With this agreement nothing stood in the way of the reincorporation of the Muslim areas into the Indian union except the notion of a central authority, which had yet to be firmly established. To establish a central authority proved to be difficult, especially since the provinces had been governed from New Delhi for so long and the separation of Pakistan’s eastern and western wings by one thousand miles of Indian territory. Even if Islamic sentiments were the best hope of keeping the Pakistani provinces unified, their pluralistic traditions and linguistic affiliations were formidable stumbling blocks. Islam had certainly been a useful rallying cry, but it had not been effectively translated into the solid support that Jinnah and the League needed from the Muslim provinces in order to negotiate an arrangement on behalf of all Indian Muslims.

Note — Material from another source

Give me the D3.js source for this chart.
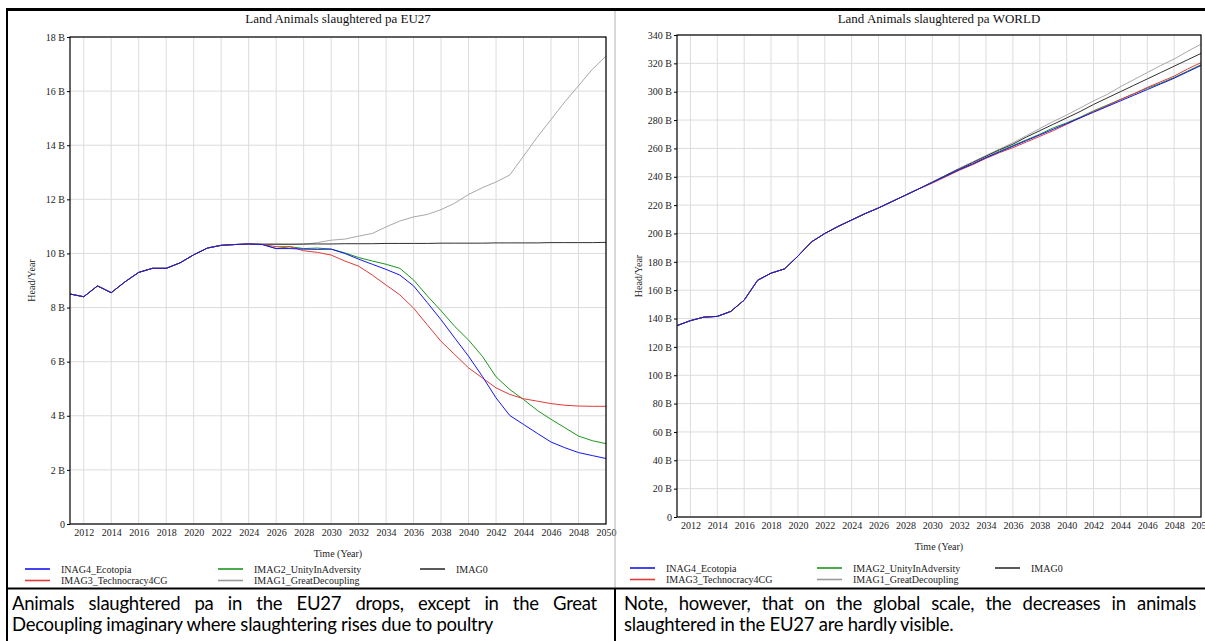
<!DOCTYPE html>
<html><head><meta charset="utf-8">
<script src="https://cdn.jsdelivr.net/npm/d3@7"></script>
<style>
body{margin:0;background:#fff;}
#wrap{position:relative;width:1205px;height:641px;overflow:hidden;background:#fff;}
svg{position:absolute;left:0;top:0;}
.cap{position:absolute;font-family:Lato,"Noto Sans",sans-serif;font-size:18.5px;line-height:21px;color:#000;white-space:nowrap;letter-spacing:-0.25px;}
.j{text-align:justify;text-align-last:justify;white-space:normal;}
</style></head>
<body><div id="wrap"></div>
<script>
// ---------- DATA ----------
const years = [2011,2012,2013,2014,2015,2016,2017,2018,2019,2020,2021,2022,2023,2024,2025,2026,2027,2028,2029,2030,
               2031,2032,2033,2034,2035,2036,2037,2038,2039,2040,2041,2042,2043,2044,2045,2046,2047,2048,2049,2050];
const xTickYears = [2012,2014,2016,2018,2020,2022,2024,2026,2028,2030,2032,2034,2036,2038,2040,2042,2044,2046,2048,2050];
const seriesNames = ["INAG4_Ecotopia","IMAG3_Technocracy4CG","IMAG2_UnityInAdversity","IMAG1_GreatDecoupling","IMAG0"];
const seriesColors = ["#1515f0","#e03a3a","#1d961d","#a8a8a8","#303030"];

// EU27 (billion head / year)
const euEcotopia   = [8.5,8.4,8.8,8.55,8.95,9.3,9.45,9.45,9.65,9.95,10.2,10.3,10.33,10.35,10.33,10.18,10.18,10.16,10.15,10.16,
                      10.0,9.79,9.6,9.41,9.2,8.8,8.18,7.55,6.87,6.2,5.46,4.66,4.01,3.68,3.35,3.03,2.82,2.64,2.53,2.42];
const euTechnocracy= [8.5,8.4,8.8,8.55,8.95,9.3,9.45,9.45,9.65,9.95,10.2,10.3,10.33,10.35,10.33,10.25,10.25,10.1,10.04,9.94,
                      9.72,9.53,9.2,8.83,8.47,7.98,7.36,6.75,6.26,5.77,5.4,5.03,4.79,4.63,4.54,4.45,4.39,4.36,4.35,4.35];
const euUnity      = [8.5,8.4,8.8,8.55,8.95,9.3,9.45,9.45,9.65,9.95,10.2,10.3,10.33,10.35,10.33,10.18,10.25,10.18,10.2,10.16,
                      10.02,9.85,9.72,9.6,9.45,9.02,8.43,7.88,7.3,6.8,6.2,5.44,4.97,4.6,4.2,3.87,3.56,3.25,3.08,2.97];
const euDecoupling = [8.5,8.4,8.8,8.55,8.95,9.3,9.45,9.45,9.65,9.95,10.2,10.3,10.33,10.35,10.35,10.35,10.34,10.33,10.4,10.49,
                      10.53,10.64,10.74,10.98,11.2,11.35,11.44,11.62,11.86,12.18,12.43,12.64,12.9,13.6,14.3,14.95,15.6,16.2,16.8,17.3];
const euImag0      = [8.5,8.4,8.8,8.55,8.95,9.3,9.45,9.45,9.65,9.95,10.2,10.3,10.33,10.35,10.34,10.34,10.34,10.35,10.35,10.35,
                      10.36,10.36,10.36,10.37,10.37,10.37,10.37,10.38,10.38,10.38,10.38,10.39,10.39,10.39,10.39,10.4,10.4,10.4,10.4,10.41];

// WORLD (billion head / year)
const wEcotopia    = [135,138.5,141,141.5,145,153,167,172,175,184,194,200,205,209.5,214,218,222.5,227,231.5,236,
                      240.5,245,249,253.5,257.5,261.5,265.5,269.5,273.5,277.5,281.5,285.5,289.5,293.5,297.5,301.5,305.5,309.5,314,318.5];
const wTechnocracy = [135,138.5,141,141.5,145,153,167,172,175,184,194,200,205,209.5,214,218,222.5,227,231.5,235.5,
                      240,244.5,248.5,253,257,260.5,264.5,268.5,272.5,277,281.5,286,290,294.5,298.5,303,307,311,316,320.5];
const wUnity       = [135,138.5,141,141.5,145,153,167,172,175,184,194,200,205,209.5,214,218,222.5,227,231.5,236,
                      240.5,245,249,253.5,258,262,266,270,274.5,278,282,286.5,290.5,294.5,298.5,302.5,306,310,314.5,319];
const wDecoupling  = [135,138.5,141,141.5,145,153,167,172,175,184,194,200,205,209.5,214,218,222.5,227,231.5,236.5,
                      241,246,250.5,255,259.5,264,269,274,279,283.5,288.5,293.5,298,303.5,308.5,313.5,318.5,323,328.5,333.5];
const wImag0       = [135,138.5,141,141.5,145,153,167,172,175,184,194,200,205,209.5,214,218,222.5,227,231.5,236,
                      241,245.5,250,254.5,259,263,268,272.5,277,281.5,286,291,295.5,300,304.5,309,313.5,318,322.5,327];

const euTicks = [0,2,4,6,8,10,12,14,16,18];
const worldTicks = [0,20,40,60,80,100,120,140,160,180,200,220,240,260,280,300,320,340];

const euTitle = "Land Animals slaughtered pa EU27";
const worldTitle = "Land Animals slaughtered pa WORLD";
const yLabel = "Head/Year";
const xLabel = "Time (Year)";
const captionLeft = ["Animals slaughtered pa in the EU27 drops, except in the Great","Decoupling imaginary where slaughtering rises due to poultry"];
const captionRight = ["Note, however, that on the global scale, the decreases in animals","slaughtered in the EU27 are hardly visible."];

// ---------- DRAW ----------
const W = 1205, H = 641;
const wrap = d3.select("#wrap");
const svg = wrap.append("svg").attr("width", W).attr("height", H);
const serif = "'Liberation Serif','Times New Roman',serif";

function chart(cfg) {
  const x = d3.scaleLinear().domain([2011, 2050]).range([cfg.left, cfg.right]);
  const y = d3.scaleLinear().domain([0, cfg.yMax]).range([cfg.bottom, cfg.top]);
  const g = svg.append("g");

  // grid
  g.append("g").selectAll("line.v").data(xTickYears).join("line")
    .attr("x1", d => x(d)).attr("x2", d => x(d)).attr("y1", cfg.top).attr("y2", cfg.bottom)
    .attr("stroke", "#dcdcdc").attr("stroke-width", 1);
  g.append("g").selectAll("line.h").data(cfg.ticks).join("line")
    .attr("x1", cfg.left).attr("x2", cfg.right).attr("y1", d => y(d)).attr("y2", d => y(d))
    .attr("stroke", "#dcdcdc").attr("stroke-width", 1);

  // axes
  const ya = g.append("g").attr("transform", `translate(${cfg.left},0)`)
    .call(d3.axisLeft(y).tickValues(cfg.ticks).tickSize(3).tickPadding(2)
      .tickFormat(d => d === 0 ? "0" : d + " B"));
  ya.select(".domain").remove();
  ya.selectAll("text").attr("font-family", serif).attr("font-size", 10).attr("fill", "#222");
  ya.selectAll("line").attr("stroke", "#000");

  const xa = g.append("g").attr("transform", `translate(0,${cfg.bottom})`)
    .call(d3.axisBottom(x).tickValues(xTickYears).tickSize(0).tickPadding(5).tickFormat(d3.format("d")));
  xa.select(".domain").remove();
  xa.selectAll("text").attr("font-family", serif).attr("font-size", 10).attr("fill", "#222");

  // lines
  const line = d3.line().x((d, i) => x(years[i])).y(d => y(d));
  const order = [3, 4, 2, 1, 0];
  order.forEach(k => {
    g.append("path").datum(cfg.data[k]).attr("d", line)
      .attr("fill", "none").attr("stroke", seriesColors[k]).attr("stroke-width", 1);
  });

  // frame
  g.append("rect").attr("x", cfg.left).attr("y", cfg.top)
    .attr("width", cfg.right - cfg.left).attr("height", cfg.bottom - cfg.top)
    .attr("fill", "none").attr("stroke", "#000").attr("stroke-width", 1.2);

  // title & labels
  g.append("text").attr("x", (cfg.left + cfg.right) / 2).attr("y", cfg.titleY)
    .attr("text-anchor", "middle").attr("font-family", serif).attr("font-size", 13).attr("fill", "#111")
    .text(cfg.title);
  g.append("text").attr("transform", `translate(${cfg.yLabelX},${(cfg.top + cfg.bottom) / 2}) rotate(-90)`)
    .attr("text-anchor", "middle").attr("font-family", serif).attr("font-size", 10).attr("fill", "#222")
    .text(yLabel);
  g.append("text").attr("x", (cfg.left + cfg.right) / 2).attr("y", cfg.xLabelY)
    .attr("text-anchor", "middle").attr("font-family", serif).attr("font-size", 10).attr("fill", "#222")
    .text(xLabel);

  // legend
  const pos = [[0, 0], [0, 1], [1, 0], [1, 1], [2, 0]];
  seriesNames.forEach((n, k) => {
    const cx = cfg.legendX[pos[k][0]], cy = cfg.legendY + pos[k][1] * 11.5;
    g.append("line").attr("x1", cx).attr("x2", cx + 25).attr("y1", cy).attr("y2", cy)
      .attr("stroke", seriesColors[k] === "#a8a8a8" ? "#999" : seriesColors[k]).attr("stroke-width", 1.6);
    g.append("text").attr("x", cx + 36).attr("y", cy + 3.5).attr("font-family", serif).attr("font-size", 10)
      .attr("fill", "#222").text(n);
  });
}

chart({left: 70, right: 606, top: 37, bottom: 524, yMax: 18, ticks: euTicks,
  data: [euEcotopia, euTechnocracy, euUnity, euDecoupling, euImag0],
  title: euTitle, titleY: 23, yLabelX: 35, xLabelY: 557, legendX: [25, 218, 420], legendY: 569});
chart({left: 677, right: 1201, top: 35, bottom: 517, yMax: 340, ticks: worldTicks,
  data: [wEcotopia, wTechnocracy, wUnity, wDecoupling, wImag0],
  title: worldTitle, titleY: 23, yLabelX: 642, xLabelY: 550, legendX: [630, 817, 995], legendY: 568});

// table borders
svg.append("line").attr("x1", 6).attr("x2", W).attr("y1", 9.5).attr("y2", 9.5).attr("stroke", "#000").attr("stroke-width", 3);
svg.append("line").attr("x1", 7).attr("x2", 7).attr("y1", 8).attr("y2", H).attr("stroke", "#000").attr("stroke-width", 2);
svg.append("line").attr("x1", 615).attr("x2", 615).attr("y1", 11).attr("y2", 588).attr("stroke", "#b0b0b0").attr("stroke-width", 1);
svg.append("line").attr("x1", 6).attr("x2", W).attr("y1", 588.5).attr("y2", 588.5).attr("stroke", "#000").attr("stroke-width", 2);
svg.append("line").attr("x1", 615).attr("x2", 615).attr("y1", 588).attr("y2", H).attr("stroke", "#000").attr("stroke-width", 2);

// captions
function caption(lines, left, width) {
  wrap.append("div").attr("class", "cap j").style("left", left + "px").style("top", "593px")
    .style("width", width + "px").text(lines[0]);
  wrap.append("div").attr("class", "cap").style("left", left + "px").style("top", "614px").text(lines[1]);
}
caption(captionLeft, 12, 585);
caption(captionRight, 624, 572);
</script>
</body></html>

The diversity of Pakistan’s provinces, therefore, was a potential threat to central authority. While the provincial arenas continued to be the main centers of political activity, those who set about creating the centralized government in Karachi were either politicians with no real support or civil servants trained in the old traditions of British Indian administration. The inherent weaknesses of the Muslim League’s structure, together with the absence of a central administrative apparatus that could coordinate the affairs of the state, proved to be a crippling disadvantage for Pakistan overall. The presence of millions of refugees called for urgent remedial action by a central government that, beyond not being established, had neither adequate resources nor capacities. The commercial groups had yet to invest in some desperately needed industrial units. And the need to extract revenues from the agrarian sector called for state interventions, which caused a schism between the administrative apparatus of the Muslim League and the landed elite who dominated the Muslim League.